This week’s Rate the Dress is a little delayed because I was busy with all the exciting stuff for the Persis Corset launch.
Last week: an 1840’s dress with stripes and rosettes
Your ratings the dress from ranged from generally favourable but not wildly enthusiastic, to decidedly meh. As for the rosettes though? Everyone was pretty firmly in agreement that they had to go!
Daniel did point out that if the dress was paired with a pelerine with matching rosettes it would look much more balanced, which is absolutely true.
The Total: 7 out of 10
Just scraping in at a 7 (it was 6.95, but I round up).
This week: a 1906-9 formal day dress in warp printed silk
To celebrate the launch of the Persis Corset, this week’s Rate the Dress is something that might have been worn over a corset just like the Persis:
The pale colours and floral pattern of this formal day dress suggest it was a spring or summer gown – although hopefully not for a very hot day!
Warp printed silks were very fashionable in the late Victorian era and first two decades of the 20th century. Their soft, blurred patterning worked well with the extremely frilly, feminine aesthetic, and the pattern gave a nod back to 18th century fashion, which was used as a point of inspiration for Edwardian fashion. They were also known as chiné silks, or chiné a la branche. I’ve blogged about this type of fabric here.
If you look closely at the fabric of this dress you can see that it has both a floral chiné pattern, and a brocaded pattern, creating a double layer of texture and colour.
The layering of textures is a classic Edwardian touch. Look closely at the detail photo above and you can see that the edge of the berthe-inspired bodice pleating is finished with two rows of flat piping: one in eu de nil, one in pale coral. This same detailing is repeated on the centre front of the bodice pleating.
Those same colours come up again in the rosettes that decorate the front and back of the bodice.
This dress belonged to Martha F, Harris Hynes (1882-1946), the grandmother of the donor: Julia Wallace. The museum dates the dress to 1900-1909, but the wide shoulder berthe effect and sleeve shape of this dress were most fashionable in 1907-8. I feel comfortable narrowing the dating to 1906-9. Martha was 24-28 when she wore this gown: young, but likely married, not a debutante.
What do you think? Just the thing for a new wife to create an impression of both youth and responsibility at the social events of the summer in?

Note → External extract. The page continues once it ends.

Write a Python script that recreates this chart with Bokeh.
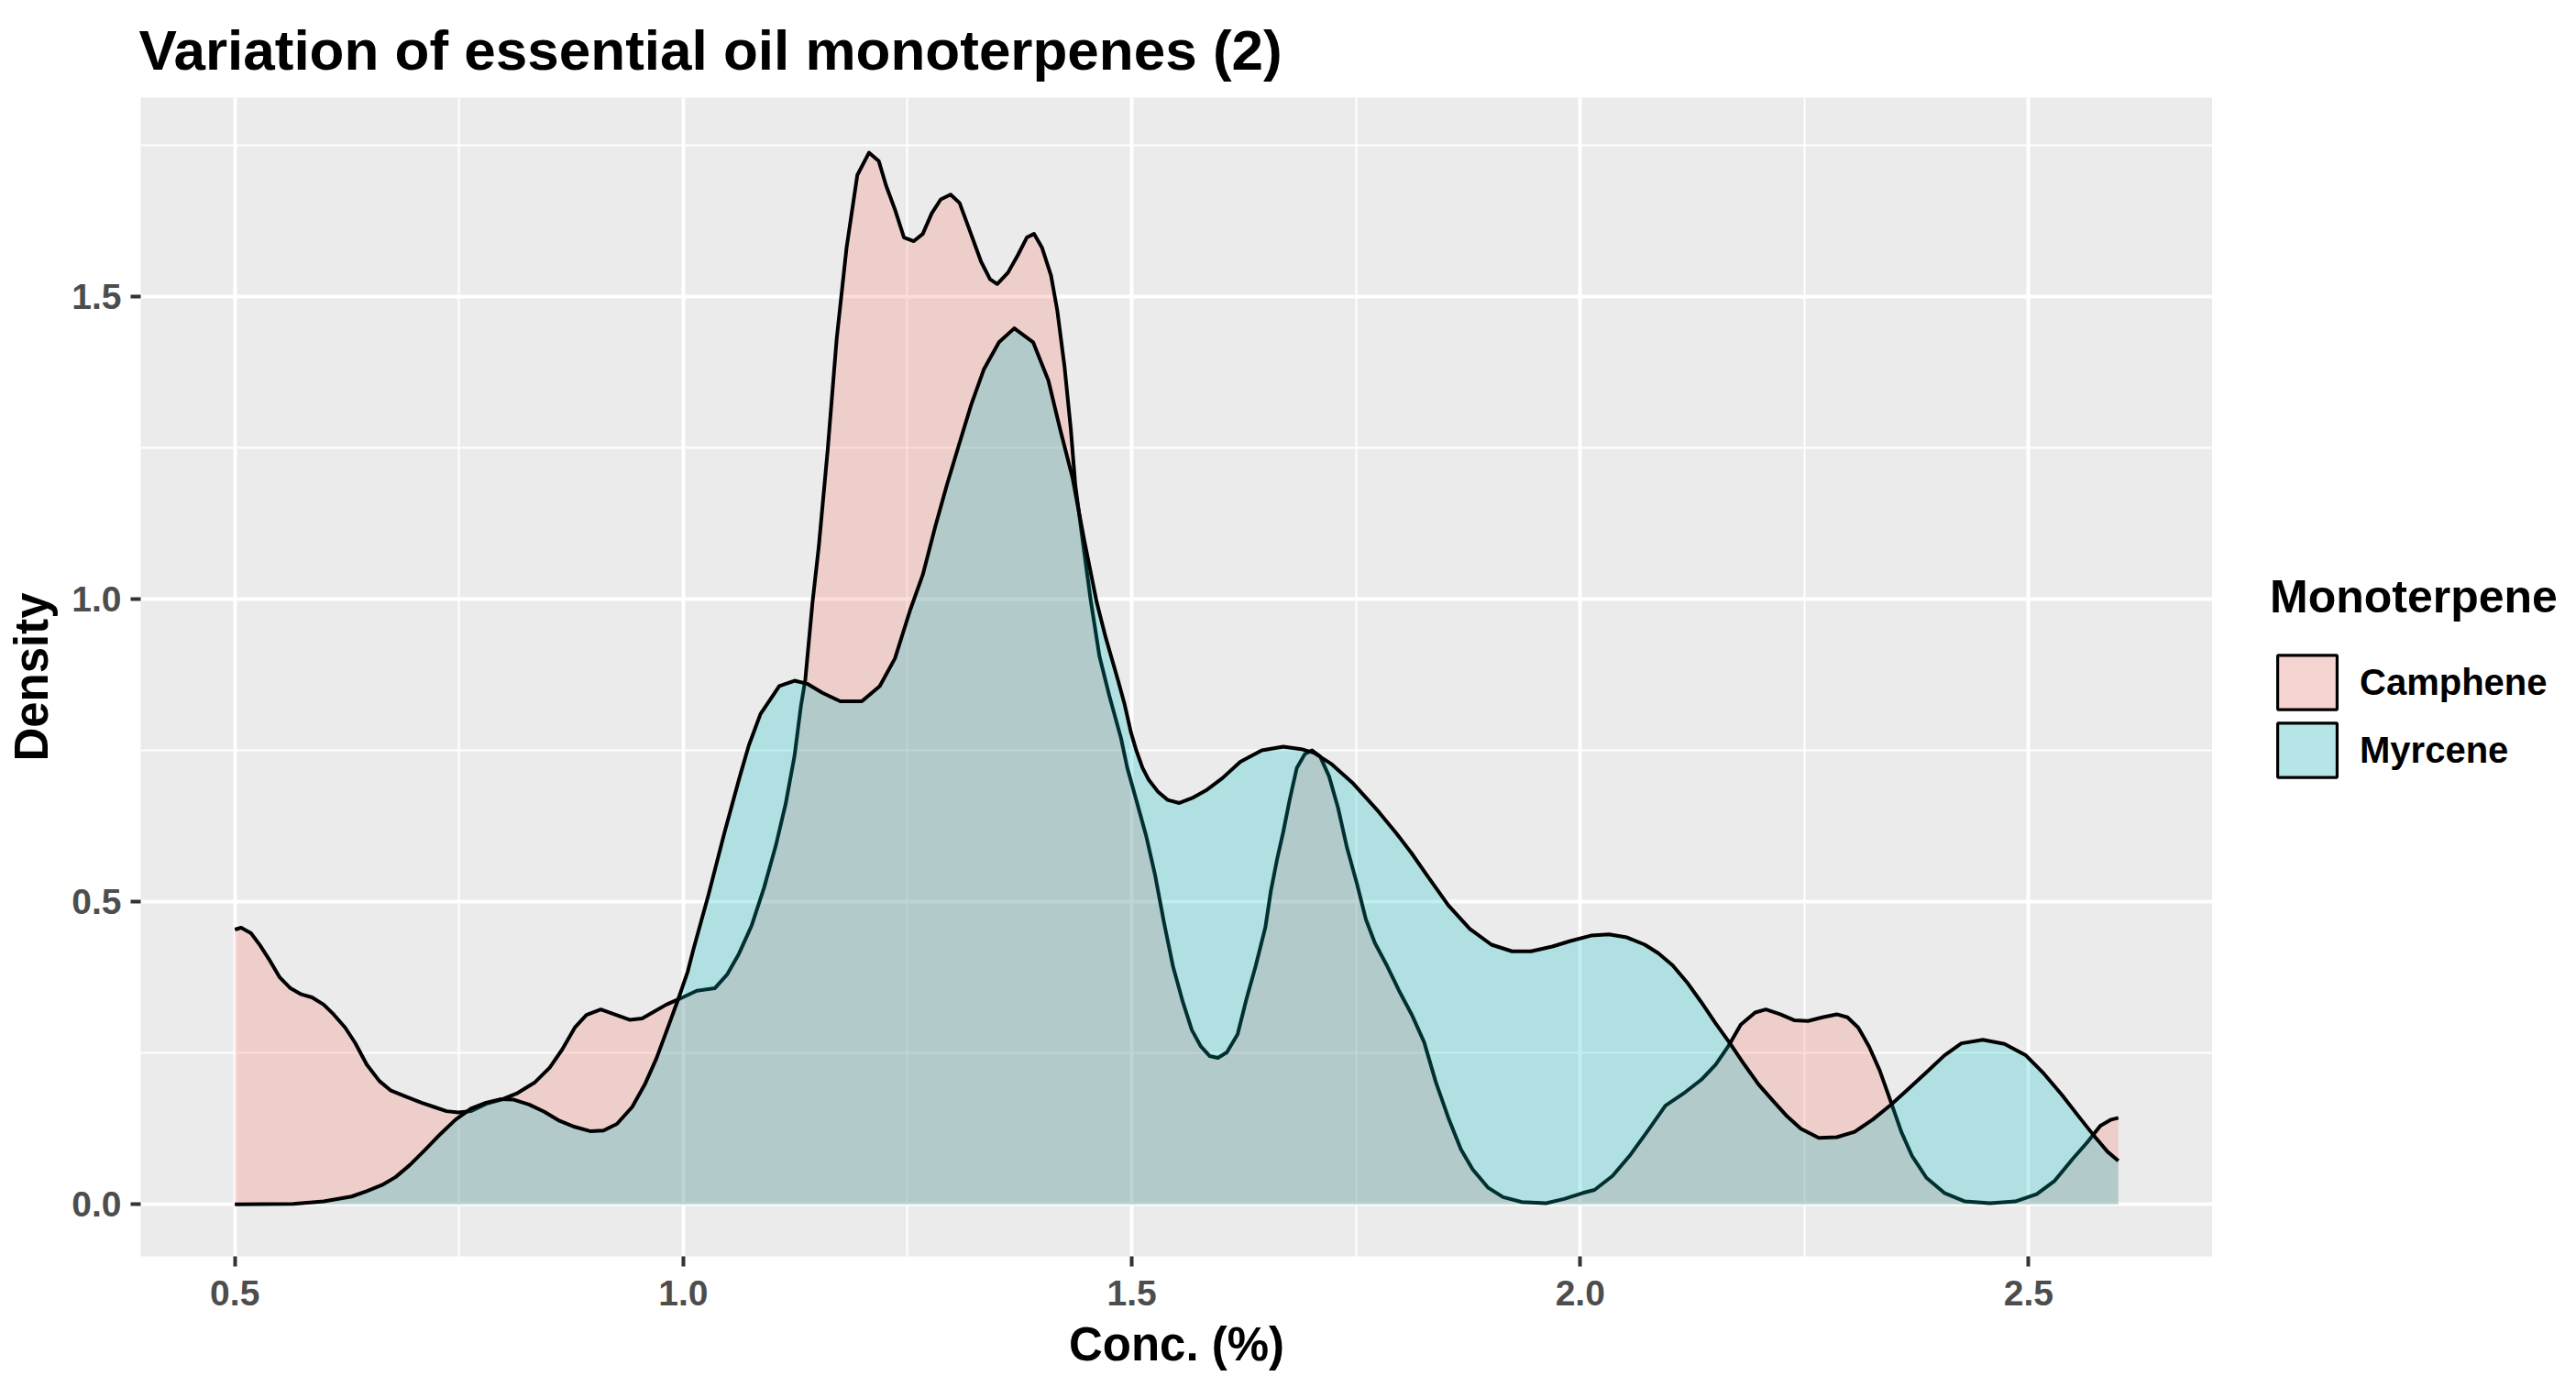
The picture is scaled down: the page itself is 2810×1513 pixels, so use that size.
from bokeh.plotting import figure
from bokeh.layouts import row
from bokeh.models import Range1d, FixedTicker, NumeralTickFormatter, Legend, LegendItem
from bokeh.embed import file_html
from bokeh.resources import INLINE

title_text = "Variation of essential oil monoterpenes (2)"
x_label = "Conc. (%)"
y_label = "Density"
legend_title = "Monoterpene"
series_names = ["Camphene", "Myrcene"]

x_ticks = [0.5, 1.0, 1.5, 2.0, 2.5]
x_minor = [0.75, 1.25, 1.75, 2.25]
y_ticks = [0.0, 0.5, 1.0, 1.5]
y_minor = [0.25, 0.75, 1.25, 1.75]

camphene_x = [
    0.500, 0.507, 0.518, 0.528, 0.538, 0.550, 0.562, 0.574, 0.586, 0.599,
    0.610, 0.623, 0.634, 0.647, 0.661, 0.674, 0.691, 0.708, 0.722, 0.736,
    0.749, 0.763, 0.780, 0.797, 0.814, 0.834, 0.851, 0.865, 0.879, 0.892,
    0.908, 0.923, 0.940, 0.954, 0.967, 0.981, 0.995, 1.015, 1.035, 1.049,
    1.062, 1.076, 1.090, 1.103, 1.114, 1.124, 1.131, 1.136, 1.144, 1.151,
    1.161, 1.171, 1.182, 1.194, 1.207, 1.218, 1.226, 1.236, 1.246, 1.257,
    1.267, 1.277, 1.287, 1.298, 1.308, 1.318, 1.332, 1.342, 1.350, 1.362,
    1.373, 1.383, 1.391, 1.400, 1.410, 1.417, 1.425, 1.432, 1.437, 1.444,
    1.454, 1.464, 1.475, 1.488, 1.495, 1.505, 1.516, 1.526, 1.536, 1.546,
    1.557, 1.567, 1.577, 1.587, 1.596, 1.606, 1.618, 1.628, 1.638, 1.649,
    1.655, 1.662, 1.669, 1.676, 1.684, 1.693, 1.701, 1.710, 1.720, 1.730,
    1.740, 1.751, 1.761, 1.771, 1.785, 1.798, 1.812, 1.826, 1.839, 1.853,
    1.867, 1.880, 1.897, 1.914, 1.935, 1.962, 1.982, 2.003, 2.016, 2.036,
    2.056, 2.076, 2.095, 2.115, 2.135, 2.151, 2.165, 2.179, 2.195, 2.207,
    2.223, 2.239, 2.254, 2.270, 2.286, 2.298, 2.310, 2.322, 2.334, 2.346,
    2.358, 2.370, 2.386, 2.406, 2.429, 2.457, 2.485, 2.509, 2.529, 2.549,
    2.565, 2.580, 2.592, 2.600,
]
camphene_density = [
    0.454, 0.457, 0.448, 0.428, 0.405, 0.375, 0.357, 0.347, 0.342, 0.330,
    0.314, 0.292, 0.267, 0.231, 0.204, 0.188, 0.178, 0.168, 0.161, 0.154,
    0.152, 0.154, 0.166, 0.173, 0.183, 0.201, 0.226, 0.256, 0.292, 0.313,
    0.322, 0.314, 0.305, 0.307, 0.318, 0.330, 0.339, 0.353, 0.357, 0.380,
    0.414, 0.460, 0.523, 0.592, 0.661, 0.741, 0.822, 0.867, 0.994, 1.086,
    1.247, 1.430, 1.580, 1.700, 1.737, 1.723, 1.683, 1.643, 1.597, 1.591,
    1.603, 1.637, 1.660, 1.668, 1.654, 1.614, 1.557, 1.528, 1.520, 1.539,
    1.568, 1.597, 1.603, 1.580, 1.534, 1.476, 1.384, 1.281, 1.189, 1.110,
    1.000, 0.905, 0.840, 0.770, 0.721, 0.668, 0.609, 0.544, 0.465, 0.393,
    0.334, 0.288, 0.261, 0.245, 0.242, 0.251, 0.281, 0.340, 0.393, 0.458,
    0.517, 0.570, 0.616, 0.668, 0.721, 0.744, 0.750, 0.740, 0.707, 0.655,
    0.589, 0.530, 0.471, 0.432, 0.393, 0.353, 0.314, 0.268, 0.202, 0.143,
    0.091, 0.058, 0.028, 0.012, 0.004, 0.002, 0.009, 0.019, 0.024, 0.047,
    0.082, 0.123, 0.163, 0.183, 0.206, 0.231, 0.261, 0.297, 0.317, 0.322,
    0.314, 0.304, 0.303, 0.309, 0.314, 0.309, 0.292, 0.261, 0.221, 0.171,
    0.120, 0.080, 0.044, 0.019, 0.005, 0.002, 0.005, 0.017, 0.039, 0.075,
    0.102, 0.130, 0.140, 0.143,
]

myrcene_x = [
    0.500, 0.565, 0.599, 0.630, 0.647, 0.664, 0.679, 0.695, 0.712, 0.729,
    0.746, 0.763, 0.780, 0.797, 0.811, 0.828, 0.845, 0.862, 0.879, 0.896,
    0.911, 0.926, 0.943, 0.957, 0.970, 0.984, 0.995, 1.005, 1.011, 1.028,
    1.046, 1.063, 1.073, 1.086, 1.107, 1.124, 1.138, 1.155, 1.175, 1.199,
    1.219, 1.236, 1.253, 1.267, 1.281, 1.294, 1.308, 1.321, 1.335, 1.352,
    1.369, 1.390, 1.407, 1.420, 1.434, 1.447, 1.461, 1.471, 1.485, 1.492,
    1.499, 1.505, 1.512, 1.519, 1.529, 1.540, 1.553, 1.567, 1.584, 1.601,
    1.621, 1.645, 1.669, 1.689, 1.703, 1.723, 1.747, 1.775, 1.795, 1.812,
    1.829, 1.853, 1.877, 1.901, 1.924, 1.945, 1.969, 1.989, 2.012, 2.032,
    2.052, 2.072, 2.087, 2.103, 2.119, 2.135, 2.151, 2.167, 2.183, 2.199,
    2.215, 2.231, 2.246, 2.266, 2.286, 2.306, 2.326, 2.346, 2.366, 2.386,
    2.406, 2.425, 2.449, 2.473, 2.497, 2.517, 2.537, 2.557, 2.572, 2.588,
    2.600,
]
myrcene_density = [
    0.000, 0.001, 0.005, 0.013, 0.022, 0.032, 0.045, 0.065, 0.090, 0.116,
    0.140, 0.158, 0.168, 0.174, 0.173, 0.165, 0.153, 0.138, 0.128, 0.121,
    0.122, 0.133, 0.161, 0.198, 0.241, 0.297, 0.342, 0.385, 0.420, 0.511,
    0.615, 0.707, 0.758, 0.810, 0.856, 0.865, 0.860, 0.845, 0.831, 0.831,
    0.856, 0.902, 0.982, 1.040, 1.120, 1.189, 1.258, 1.321, 1.379, 1.424,
    1.447, 1.424, 1.361, 1.281, 1.200, 1.097, 0.994, 0.936, 0.864, 0.826,
    0.780, 0.750, 0.721, 0.701, 0.682, 0.668, 0.663, 0.671, 0.685, 0.704,
    0.731, 0.750, 0.756, 0.752, 0.746, 0.727, 0.695, 0.649, 0.613, 0.580,
    0.544, 0.494, 0.455, 0.429, 0.418, 0.418, 0.426, 0.435, 0.444, 0.446,
    0.441, 0.429, 0.415, 0.395, 0.367, 0.334, 0.299, 0.266, 0.231, 0.198,
    0.171, 0.145, 0.125, 0.110, 0.111, 0.120, 0.140, 0.164, 0.191, 0.218,
    0.246, 0.266, 0.272, 0.265, 0.246, 0.216, 0.181, 0.143, 0.115, 0.087,
    0.072,
]

assert len(camphene_x) == len(camphene_density)
assert len(myrcene_x) == len(myrcene_density)

FONT = "Liberation Sans"
GRID_MAJOR = 4
fill_colors = ["#F8766D", "#00BFC4"]
key_colors = ["#F4D3D1", "#B6E5E7"]

# ---------------- main plot ----------------
p = figure(
    width=2413, height=1513,
    output_backend="svg", toolbar_location=None,
    x_range=Range1d(0.395, 2.705), y_range=Range1d(-0.0858, 1.828),
    min_border_left=153, min_border_right=0,
    min_border_top=105, min_border_bottom=143,
)

p.background_fill_color = "#EBEBEB"
p.border_fill_color = "white"
p.outline_line_color = None

p.title.text = title_text
p.title.text_font = FONT
p.title.text_font_size = "62px"
p.title.text_font_style = "bold"
p.title.text_color = "black"
p.title.align = "left"
p.title.standoff = 35
p.title.offset = -2

for g in (p.xgrid, p.ygrid):
    g.grid_line_color = "white"
    g.grid_line_width = GRID_MAJOR
    g.minor_grid_line_color = "white"
    g.minor_grid_line_width = GRID_MAJOR / 2

p.xaxis.ticker = FixedTicker(ticks=x_ticks, minor_ticks=x_minor)
p.yaxis.ticker = FixedTicker(ticks=y_ticks, minor_ticks=y_minor)
p.xaxis.formatter = NumeralTickFormatter(format="0.0")
p.yaxis.formatter = NumeralTickFormatter(format="0.0")

for ax in (p.xaxis, p.yaxis):
    ax.axis_line_color = None
    ax.minor_tick_line_color = None
    ax.major_tick_in = 0
    ax.major_tick_out = 11
    ax.major_tick_line_color = "#333333"
    ax.major_tick_line_width = GRID_MAJOR
    ax.major_label_text_font = FONT
    ax.major_label_text_font_size = "39px"
    ax.major_label_text_font_style = "bold"
    ax.major_label_text_color = "#4D4D4D"
    ax.axis_label_text_font = FONT
    ax.axis_label_text_font_size = "51px"
    ax.axis_label_text_font_style = "bold"
    ax.axis_label_text_color = "black"

p.xaxis.axis_label = x_label
p.yaxis.axis_label = y_label
p.xaxis.major_label_standoff = 15
p.yaxis.major_label_standoff = 10
p.xaxis.axis_label_standoff = 11
p.yaxis.axis_label_standoff = 12

series = [(camphene_x, camphene_density), (myrcene_x, myrcene_density)]
for (xs, ys), fc in zip(series, fill_colors):
    p.varea(x=xs, y1=[0.0] * len(xs), y2=ys, fill_color=fc, fill_alpha=0.25)
    p.line(x=xs, y=ys, line_color="black", line_width=4, line_join="round")

# ---------------- legend panel (frame aligned with main frame) ----------------
lg = figure(
    width=397, height=1513,
    output_backend="svg", toolbar_location=None,
    x_range=Range1d(0, 1), y_range=Range1d(0, 1),
    x_axis_type=None, y_axis_type=None,
    min_border=0,
)
lg.outline_line_color = None
lg.background_fill_color = "white"
lg.border_fill_color = "white"
lg.xgrid.visible = False
lg.ygrid.visible = False

key_renderers = []
for kc in key_colors:
    kr = lg.rect(x=[float("nan")], y=[float("nan")], width=0.1, height=0.1,
                 fill_color=kc, line_color="black", line_width=3.2)
    key_renderers.append(kr)

legend = Legend(
    items=[LegendItem(label=n, renderers=[r]) for n, r in zip(series_names, key_renderers)],
    location=(63, 515),
    title=legend_title,
    title_text_font=FONT, title_text_font_size="50px", title_text_font_style="bold",
    title_text_color="black", title_standoff=27,
    label_text_font=FONT, label_text_font_size="40px", label_text_font_style="bold",
    label_text_color="black",
    glyph_width=81, glyph_height=74, label_height=74, label_standoff=17,
    spacing=0, padding=0, margin=0,
    border_line_color=None, background_fill_alpha=0,
)
lg.add_layout(legend, "center")

layout = row(p, lg, spacing=0)
open("out.html", "w").write(file_html(layout, INLINE))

Rate the Dress on a Scale of 1 to 10
A reminder about rating — feel free to be critical if you don’t like a thing, but make sure that your comments aren’t actually insulting to those who do like a garment. Phrase criticism as your opinion, rather than a flat fact. Our different tastes are what make Rate the Dress so interesting. It’s no fun when a comment implies that anyone who doesn’t agree with it, or who would wear a garment, is totally lacking in taste.
As usual, nothing more complicated than a .5. I also hugely appreciate it if you only do one rating, and set it on a line at the very end of your comment.